What I do want to see, though, is the ability to use any file as a random
source. Does awk or perl allow to change the random source? Even if they
do, they ruin it when giving you floats. In a way, POSIX is to blame :)

The bias is already introduced at the stage where the internal
state is converted into a float, even if random() itself gives unbiased
integers from 0 to (2^n - 1):

/* awk's builtin.c */
return tmp_number((AWKNUM) (random() % GAWK_RANDOM_MAX) / GAWK_RANDOM_MAX);

A user introduces even more bias when multiplying and rounding to an
integer. I won't discuss the nature of the bias, I'll just show it exists.
This entire process has an upper bound on run-time: generating a
random integer from a set {0,1,2}, for example, will be done in M instructions
or less, M some constant. But the binary nature of our computers makes it
impossible for the distribution to be uniform. If all you can do is flip a
fair coin k times (for each of k random bits), then the resulting event
space has 2^k equally likely basic events, and it is impossible to
partition it into 3 (or any non-power-of-2) equally likely events.
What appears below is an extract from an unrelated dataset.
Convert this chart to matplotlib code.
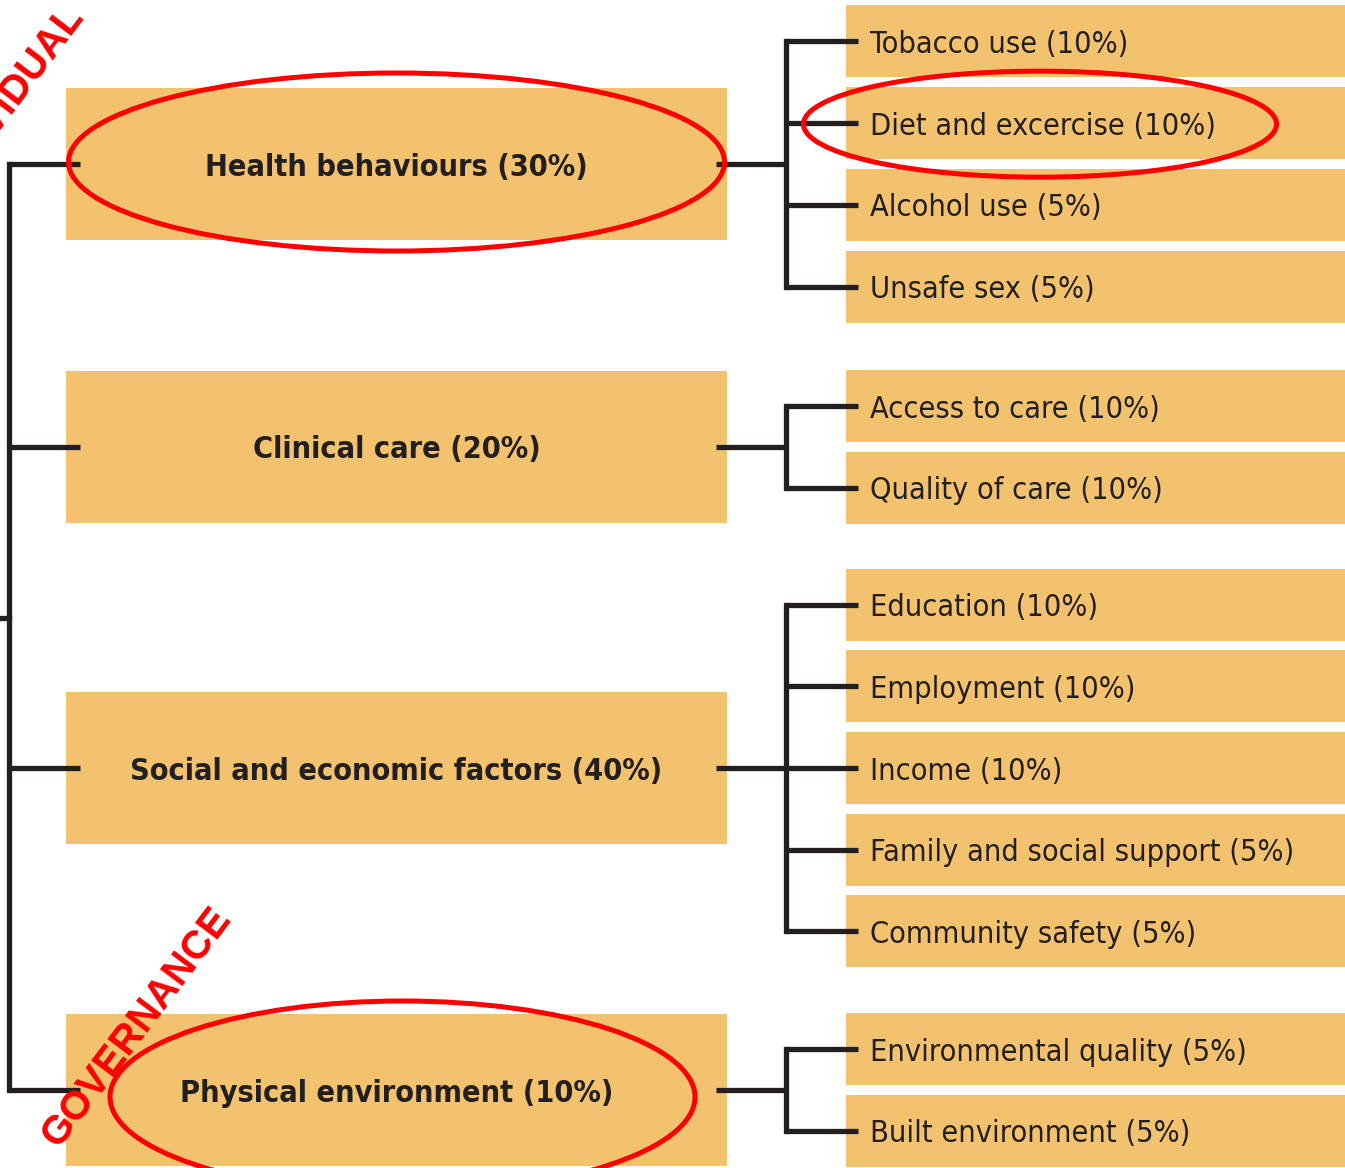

This can
be fixed in two ways. One is having a different random source for each prime\
(an infinite set of biased coins), which is insane. The other one is to flip
fair coins until a "good" result is observed. This makes the run-time
unbounded, but is entirely practical, as the expected run-time is finite, I
believe, and is actually very low. This is how coreutils randint works.

> If you really believe you have found a problem with
> them then you should report the problem to them so that they get fixed
> and everyone benefits.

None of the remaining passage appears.